Thread - TVC XII — 31st March-2nd April

And I'll have to agree to disagree. I'd rather have an imperfect system with a fixed ceiling than a different imperfect system with a variable ceiling and much greater risk to overweight a given test, particularly when I see the largest problem coming from the range of scoring systems and bonus sizes on the monthly tests which make them a lot more like apples, oranges, and umbrellas than just a pile of apples. Some give partial time bonus for n-1/n correct. Others do not. Some give proportional time bonus. Others do not. Some have 50 finishers, others have one or none. And then there are outliers like my Decathlon test (huge points for last puzzle) or Tom's Nikoli Selection (huge points for puzzles you aren't intended to finish) which are built for huge point differences exclusively for the top 5 or so but for no one else and certainly not the 10th percentile who don't get to the big puzzles. Curve around the Nikoli Selection and I bet it counts as 1.7 tests for H.Jo and 1.5 for me, compared to say the Screen Test. So am I wrong to think you would give H. Jo 1700 in your system? Why should Tom's test be valued more than others, when it is just because of the particular scoring and timing that it became an issue? Imagine those individual marathons were each worth say 50 more points on the Nikoli Selection. The point value was arbitrary. Now H. Jo might earn 2000 points. His relative performance is not changed at all. So if we cannot get objective measures for relative performance uniform across tests, I do not want any system that blows up those performances without fixed bound. I'll accept a "less valuable" 1000 as a result of normalization when a test is an oddball over an artificially valuable 2000 any day. I wouldn't mind curving 800 to the 80th percentile too or something like that. The median is probably too low for the other pivot point, given all 0 tests are dropped anyway.
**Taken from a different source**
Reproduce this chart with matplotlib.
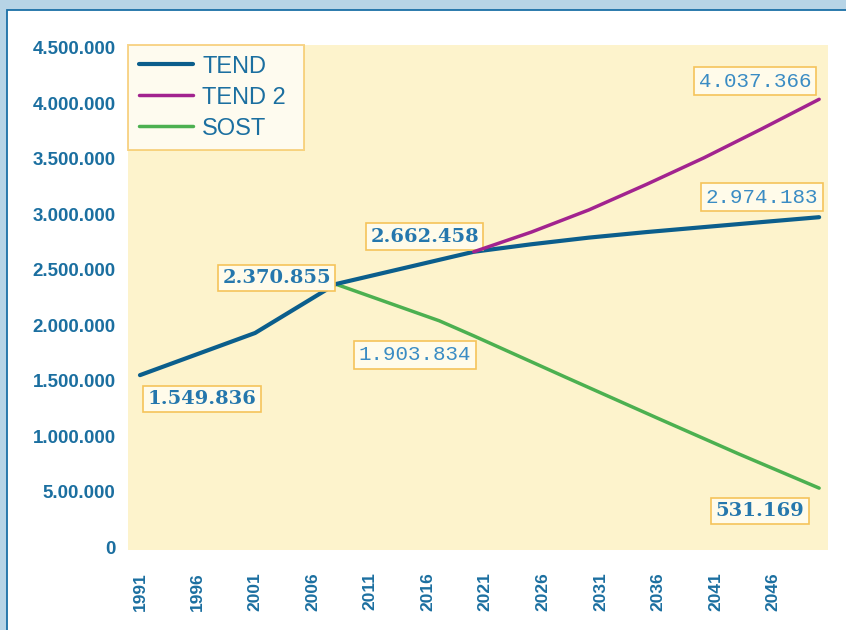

If I was designing a yearly scoring system from scratch, I would never consider test "points" at all. I would make a system that projected finish times based on puzzle solves/time throughout the test and then use exactly the real and projected finish times for everyone's solving. Some good implementation of instant grading could collect enough time-dependent data to make this modeling fair, and to separate those who are done from those who have entered something wrong, to get a true measure of position in the test. It would be like monitoring runners around a race. I don't need to know beforehand where the hills and valleys are so long as I see some finishers and have a handful of splits. Data makes better scoring easy. We knew a lot more about all the puzzles after seeing the Marathon results than before. Just the number of solvers of each puzzle might be enough data to project things right.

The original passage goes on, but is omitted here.